Author Ronen Bergman has written a new book about Israeli intelligence and contributed an op-ed in The New York Times concerning an enduring mystery of the Mossad: Why wasn’t Mengele brought to justice like Adolf Eichmann?

Israel made the capture of Eichmann — the man responsible for organizing the Nazi industrialization of murder — a priority mission for its intelligence operatives. After he was run to ground in Argentina and brought to Israel for trial and eventual execution, Mengele was the logical next target. Yet he evaded capture and died a free man in Sao Paulo in 1979.

Was he just too clever or lucky? No. As Bergman reports, Mengele was spotted in Sao Paulo in 1962 by a Mossad team. Had their commanders and their political masters ordered an operation to snatch him, he would have gotten the same just deserts Eichmann received. But they didn’t, and their reason provides an insight both into Israeli history and the choices that are often posed to the Jewish people.

As Bergman explains, the same day that the news about Mengele’s spotting arrived on Mossad chief Isser Harel’s desk, he learned Egypt was recruiting German scientists to build missiles. Harel oversaw the operation to get Eichmann but thought the threat from Egypt was more important than justice for Mengele. Had Gamal Abdel Nasser’s regime — which was then using chemical weapons in its military adventure in Yemen — acquired missile technology, that would have raised the prospect of Jews being gassed the next time Egypt attacked Israel.

With limited personnel at his disposal, Harel ordered the Mossad to stand down in Brazil and to concentrate on a campaign of intimidation and murder of Germans helping Egypt.
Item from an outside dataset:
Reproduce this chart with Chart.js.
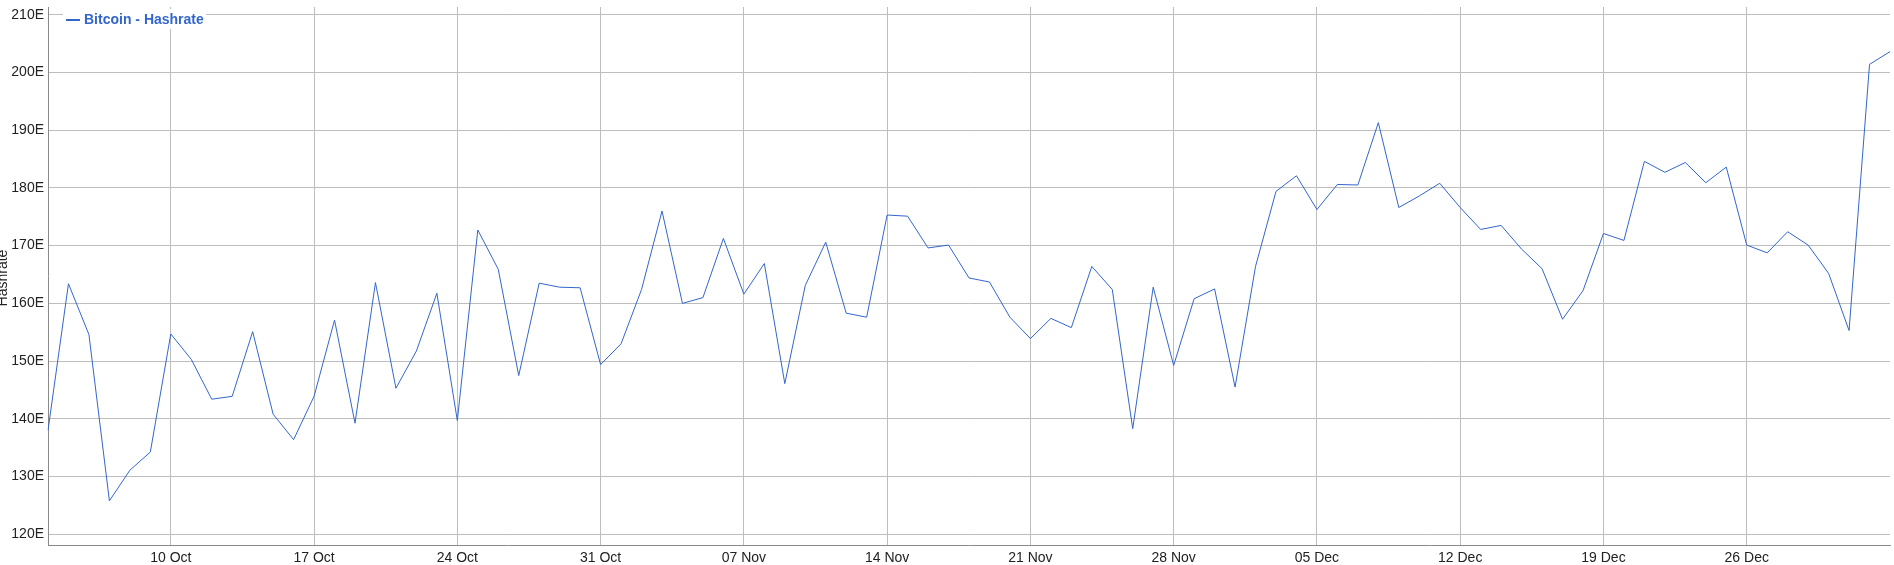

Harel’s successor, Meir Amit, went further. He ordered his agents, “Stop chasing after ghosts from the past and devote all our manpower and resources to threats against the security of the state.” In other words, forget about old Nazis and concentrate on those Arabs and their allies trying to murder Jews now. Every Israeli prime minister concurred with Amit until Menachem Begin was elected in 1977. But Mengele died long before the Mossad was able to track him down again.

Yet the question lingers as to whether the Mossad’s decision to de-prioritize the hunt for Nazis was correct. Perhaps it might have been possible to do both, but it is not unreasonable to argue that a choice had to be made. Getting Mengele would have been just and emotionally satisfying, yet assigning its scarce resources to the more potent threat was probably the rational option.

Today, Jews face another portentous choice.

Because of what happened in Charlottesville, Va., last month, neo-Nazis are much on our minds. The imagery of a torchlight march of American racists chanting anti-Semitic slogans evoked the tragic past in a way that few events have done. With a small but noisy alt-right movement spreading Jew-hatred on the internet and social media, it’s also no longer possible to claim the anti-Semitic right is dead, as many of us had thought.

Yet, while Charlottesville has refocused us on neo-Nazis, the growing forces of the anti-Semitic left may be a far more potent contemporary threat. President Donald Trump’s inconsistent statements about Charlottesville were outrageous and have encouraged hate groups, but although we are right to worry about the alt-right, the ability of left-wing Israel-haters and their Islamist allies to mobilize far larger numbers of supporters in Europe and on American college campuses is a more serious problem. They can also influence popular culture and mainstream politics via the anti-Trump “resistance.” That presents a clear and present danger to Jewish communities and students that the marginal figures who assembled in Virginia do not.

Jews are capable of opposing both threats. Yet if, due to the antipathy Trump generates among many Jews, we ignore the left-wing anti-Semites in order to concentrate on the less dangerous right-wing haters, that would be a mistake. The Jews have more than one enemy, but the one that is still actively plotting the destruction of the Jewish state and the murder of Jews should remain the default priority. The lesson of Jewish history is not just “never again.” Meir Amit’s warning about chasing ghosts should also not be forgotten.